> **Written request**
Reproduce the listing below without changes, except that pictures are left out.

> **Collected data**
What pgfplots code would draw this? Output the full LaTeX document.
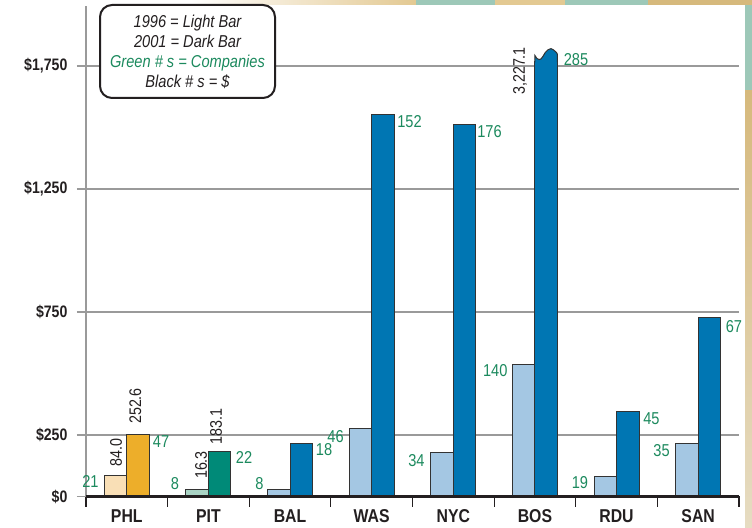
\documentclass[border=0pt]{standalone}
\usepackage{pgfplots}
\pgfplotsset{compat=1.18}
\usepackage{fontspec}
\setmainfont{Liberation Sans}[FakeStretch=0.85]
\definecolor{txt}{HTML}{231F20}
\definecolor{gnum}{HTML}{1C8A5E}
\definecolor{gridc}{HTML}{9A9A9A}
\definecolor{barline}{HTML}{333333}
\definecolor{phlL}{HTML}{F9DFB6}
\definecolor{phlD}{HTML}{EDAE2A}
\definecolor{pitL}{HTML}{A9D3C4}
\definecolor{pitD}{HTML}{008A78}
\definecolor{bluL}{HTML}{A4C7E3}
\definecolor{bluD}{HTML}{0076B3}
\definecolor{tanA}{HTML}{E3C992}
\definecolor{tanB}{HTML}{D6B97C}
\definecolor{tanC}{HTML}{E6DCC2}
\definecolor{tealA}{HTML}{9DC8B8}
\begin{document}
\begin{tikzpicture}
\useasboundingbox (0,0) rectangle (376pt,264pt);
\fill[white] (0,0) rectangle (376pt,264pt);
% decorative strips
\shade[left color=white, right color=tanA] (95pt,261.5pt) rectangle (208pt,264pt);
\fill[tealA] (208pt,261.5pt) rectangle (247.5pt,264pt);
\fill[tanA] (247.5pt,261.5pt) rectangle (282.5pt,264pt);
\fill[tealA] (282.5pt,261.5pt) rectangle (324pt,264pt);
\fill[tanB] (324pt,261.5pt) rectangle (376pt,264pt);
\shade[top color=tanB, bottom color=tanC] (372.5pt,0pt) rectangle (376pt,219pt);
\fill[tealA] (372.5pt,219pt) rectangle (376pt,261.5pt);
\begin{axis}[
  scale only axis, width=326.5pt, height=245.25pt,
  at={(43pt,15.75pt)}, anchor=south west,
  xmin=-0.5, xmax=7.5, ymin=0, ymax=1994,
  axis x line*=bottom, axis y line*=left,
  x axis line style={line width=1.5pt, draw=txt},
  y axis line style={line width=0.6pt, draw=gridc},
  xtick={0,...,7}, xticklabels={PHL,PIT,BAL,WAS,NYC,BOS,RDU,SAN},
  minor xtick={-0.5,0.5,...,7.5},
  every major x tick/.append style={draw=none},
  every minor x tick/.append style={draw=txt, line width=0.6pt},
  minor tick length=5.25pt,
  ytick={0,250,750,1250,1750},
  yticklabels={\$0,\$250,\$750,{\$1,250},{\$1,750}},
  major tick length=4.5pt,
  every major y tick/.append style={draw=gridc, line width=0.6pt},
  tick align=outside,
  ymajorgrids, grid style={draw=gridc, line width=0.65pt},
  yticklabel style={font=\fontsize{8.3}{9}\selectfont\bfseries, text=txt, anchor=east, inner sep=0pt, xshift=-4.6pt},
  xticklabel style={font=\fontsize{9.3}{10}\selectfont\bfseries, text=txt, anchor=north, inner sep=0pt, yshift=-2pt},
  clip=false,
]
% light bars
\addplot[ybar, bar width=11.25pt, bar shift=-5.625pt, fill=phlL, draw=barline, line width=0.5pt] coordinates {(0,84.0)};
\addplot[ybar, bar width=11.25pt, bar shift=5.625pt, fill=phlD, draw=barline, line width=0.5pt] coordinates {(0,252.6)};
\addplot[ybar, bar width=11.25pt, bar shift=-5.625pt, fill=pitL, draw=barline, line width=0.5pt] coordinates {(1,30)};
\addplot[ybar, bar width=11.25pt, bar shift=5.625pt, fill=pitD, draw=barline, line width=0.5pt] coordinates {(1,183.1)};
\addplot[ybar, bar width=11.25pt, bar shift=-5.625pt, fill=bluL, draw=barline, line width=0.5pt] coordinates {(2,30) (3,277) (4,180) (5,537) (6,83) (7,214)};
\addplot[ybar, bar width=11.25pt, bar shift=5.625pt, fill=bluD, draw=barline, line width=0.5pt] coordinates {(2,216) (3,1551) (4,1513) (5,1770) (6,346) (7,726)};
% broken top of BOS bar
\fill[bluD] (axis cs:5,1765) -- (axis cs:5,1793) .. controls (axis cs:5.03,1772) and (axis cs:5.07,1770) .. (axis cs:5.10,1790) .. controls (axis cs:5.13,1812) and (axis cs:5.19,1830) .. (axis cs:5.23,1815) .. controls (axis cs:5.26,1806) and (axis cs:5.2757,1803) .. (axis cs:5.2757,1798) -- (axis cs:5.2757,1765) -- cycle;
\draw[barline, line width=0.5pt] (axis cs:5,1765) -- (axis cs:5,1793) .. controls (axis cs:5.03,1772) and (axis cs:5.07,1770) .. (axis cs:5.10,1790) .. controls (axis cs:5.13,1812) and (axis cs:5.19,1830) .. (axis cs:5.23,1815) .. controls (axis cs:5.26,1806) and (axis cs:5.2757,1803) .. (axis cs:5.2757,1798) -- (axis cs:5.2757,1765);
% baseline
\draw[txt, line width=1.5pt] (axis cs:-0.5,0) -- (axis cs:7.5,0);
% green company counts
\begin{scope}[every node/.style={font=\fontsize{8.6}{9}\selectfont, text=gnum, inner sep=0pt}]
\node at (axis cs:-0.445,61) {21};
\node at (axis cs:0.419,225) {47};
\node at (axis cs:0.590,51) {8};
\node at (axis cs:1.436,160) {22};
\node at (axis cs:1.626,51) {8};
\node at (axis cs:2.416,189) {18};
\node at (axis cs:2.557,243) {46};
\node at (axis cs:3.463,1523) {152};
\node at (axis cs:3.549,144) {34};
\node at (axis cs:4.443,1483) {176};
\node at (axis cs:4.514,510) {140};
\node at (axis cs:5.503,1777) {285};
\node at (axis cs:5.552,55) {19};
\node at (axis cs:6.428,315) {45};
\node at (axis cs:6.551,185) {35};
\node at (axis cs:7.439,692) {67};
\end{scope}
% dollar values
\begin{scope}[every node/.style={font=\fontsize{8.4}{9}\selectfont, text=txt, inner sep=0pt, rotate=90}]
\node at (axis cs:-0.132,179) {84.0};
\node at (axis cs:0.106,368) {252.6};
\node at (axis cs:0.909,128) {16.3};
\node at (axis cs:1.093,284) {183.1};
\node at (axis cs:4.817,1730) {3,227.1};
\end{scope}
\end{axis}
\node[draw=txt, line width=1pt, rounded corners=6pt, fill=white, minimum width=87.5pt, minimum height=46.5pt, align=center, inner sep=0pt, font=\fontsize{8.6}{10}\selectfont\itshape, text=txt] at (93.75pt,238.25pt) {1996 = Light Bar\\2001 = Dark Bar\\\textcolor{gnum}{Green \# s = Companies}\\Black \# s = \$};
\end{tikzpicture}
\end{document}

> **Answer for this exercise**
What pgfplots code would draw this? Output the full LaTeX document.
\documentclass[border=0pt]{standalone}
\usepackage{pgfplots}
\pgfplotsset{compat=1.18}
\usepackage{fontspec}
\setmainfont{Liberation Sans}[FakeStretch=0.85]
\definecolor{txt}{HTML}{231F20}
\definecolor{gnum}{HTML}{1C8A5E}
\definecolor{gridc}{HTML}{9A9A9A}
\definecolor{barline}{HTML}{333333}
\definecolor{phlL}{HTML}{F9DFB6}
\definecolor{phlD}{HTML}{EDAE2A}
\definecolor{pitL}{HTML}{A9D3C4}
\definecolor{pitD}{HTML}{008A78}
\definecolor{bluL}{HTML}{A4C7E3}
\definecolor{bluD}{HTML}{0076B3}
\definecolor{tanA}{HTML}{E3C992}
\definecolor{tanB}{HTML}{D6B97C}
\definecolor{tanC}{HTML}{E6DCC2}
\definecolor{tealA}{HTML}{9DC8B8}
\begin{document}
\begin{tikzpicture}
\useasboundingbox (0,0) rectangle (376pt,264pt);
\fill[white] (0,0) rectangle (376pt,264pt);
% decorative strips
\shade[left color=white, right color=tanA] (95pt,261.5pt) rectangle (208pt,264pt);
\fill[tealA] (208pt,261.5pt) rectangle (247.5pt,264pt);
\fill[tanA] (247.5pt,261.5pt) rectangle (282.5pt,264pt);
\fill[tealA] (282.5pt,261.5pt) rectangle (324pt,264pt);
\fill[tanB] (324pt,261.5pt) rectangle (376pt,264pt);
\shade[top color=tanB, bottom color=tanC] (372.5pt,0pt) rectangle (376pt,219pt);
\fill[tealA] (372.5pt,219pt) rectangle (376pt,261.5pt);
\begin{axis}[
  scale only axis, width=326.5pt, height=245.25pt,
  at={(43pt,15.75pt)}, anchor=south west,
  xmin=-0.5, xmax=7.5, ymin=0, ymax=1994,
  axis x line*=bottom, axis y line*=left,
  x axis line style={line width=1.5pt, draw=txt},
  y axis line style={line width=0.6pt, draw=gridc},
  xtick={0,...,7}, xticklabels={PHL,PIT,BAL,WAS,NYC,BOS,RDU,SAN},
  minor xtick={-0.5,0.5,...,7.5},
  every major x tick/.append style={draw=none},
  every minor x tick/.append style={draw=txt, line width=0.6pt},
  minor tick length=5.25pt,
  ytick={0,250,750,1250,1750},
  yticklabels={\$0,\$250,\$750,{\$1,250},{\$1,750}},
  major tick length=4.5pt,
  every major y tick/.append style={draw=gridc, line width=0.6pt},
  tick align=outside,
  ymajorgrids, grid style={draw=gridc, line width=0.65pt},
  yticklabel style={font=\fontsize{8.3}{9}\selectfont\bfseries, text=txt, anchor=east, inner sep=0pt, xshift=-4.6pt},
  xticklabel style={font=\fontsize{9.3}{10}\selectfont\bfseries, text=txt, anchor=north, inner sep=0pt, yshift=-2pt},
  clip=false,
]
% light bars
\addplot[ybar, bar width=11.25pt, bar shift=-5.625pt, fill=phlL, draw=barline, line width=0.5pt] coordinates {(0,84.0)};
\addplot[ybar, bar width=11.25pt, bar shift=5.625pt, fill=phlD, draw=barline, line width=0.5pt] coordinates {(0,252.6)};
\addplot[ybar, bar width=11.25pt, bar shift=-5.625pt, fill=pitL, draw=barline, line width=0.5pt] coordinates {(1,30)};
\addplot[ybar, bar width=11.25pt, bar shift=5.625pt, fill=pitD, draw=barline, line width=0.5pt] coordinates {(1,183.1)};
\addplot[ybar, bar width=11.25pt, bar shift=-5.625pt, fill=bluL, draw=barline, line width=0.5pt] coordinates {(2,30) (3,277) (4,180) (5,537) (6,83) (7,214)};
\addplot[ybar, bar width=11.25pt, bar shift=5.625pt, fill=bluD, draw=barline, line width=0.5pt] coordinates {(2,216) (3,1551) (4,1513) (5,1770) (6,346) (7,726)};
% broken top of BOS bar
\fill[bluD] (axis cs:5,1765) -- (axis cs:5,1793) .. controls (axis cs:5.03,1772) and (axis cs:5.07,1770) .. (axis cs:5.10,1790) .. controls (axis cs:5.13,1812) and (axis cs:5.19,1830) .. (axis cs:5.23,1815) .. controls (axis cs:5.26,1806) and (axis cs:5.2757,1803) .. (axis cs:5.2757,1798) -- (axis cs:5.2757,1765) -- cycle;
\draw[barline, line width=0.5pt] (axis cs:5,1765) -- (axis cs:5,1793) .. controls (axis cs:5.03,1772) and (axis cs:5.07,1770) .. (axis cs:5.10,1790) .. controls (axis cs:5.13,1812) and (axis cs:5.19,1830) .. (axis cs:5.23,1815) .. controls (axis cs:5.26,1806) and (axis cs:5.2757,1803) .. (axis cs:5.2757,1798) -- (axis cs:5.2757,1765);
% baseline
\draw[txt, line width=1.5pt] (axis cs:-0.5,0) -- (axis cs:7.5,0);
% green company counts
\begin{scope}[every node/.style={font=\fontsize{8.6}{9}\selectfont, text=gnum, inner sep=0pt}]
\node at (axis cs:-0.445,61) {21};
\node at (axis cs:0.419,225) {47};
\node at (axis cs:0.590,51) {8};
\node at (axis cs:1.436,160) {22};
\node at (axis cs:1.626,51) {8};
\node at (axis cs:2.416,189) {18};
\node at (axis cs:2.557,243) {46};
\node at (axis cs:3.463,1523) {152};
\node at (axis cs:3.549,144) {34};
\node at (axis cs:4.443,1483) {176};
\node at (axis cs:4.514,510) {140};
\node at (axis cs:5.503,1777) {285};
\node at (axis cs:5.552,55) {19};
\node at (axis cs:6.428,315) {45};
\node at (axis cs:6.551,185) {35};
\node at (axis cs:7.439,692) {67};
\end{scope}
% dollar values
\begin{scope}[every node/.style={font=\fontsize{8.4}{9}\selectfont, text=txt, inner sep=0pt, rotate=90}]
\node at (axis cs:-0.132,179) {84.0};
\node at (axis cs:0.106,368) {252.6};
\node at (axis cs:0.909,128) {16.3};
\node at (axis cs:1.093,284) {183.1};
\node at (axis cs:4.817,1730) {3,227.1};
\end{scope}
\end{axis}
\node[draw=txt, line width=1pt, rounded corners=6pt, fill=white, minimum width=87.5pt, minimum height=46.5pt, align=center, inner sep=0pt, font=\fontsize{8.6}{10}\selectfont\itshape, text=txt] at (93.75pt,238.25pt) {1996 = Light Bar\\2001 = Dark Bar\\\textcolor{gnum}{Green \# s = Companies}\\Black \# s = \$};
\end{tikzpicture}
\end{document}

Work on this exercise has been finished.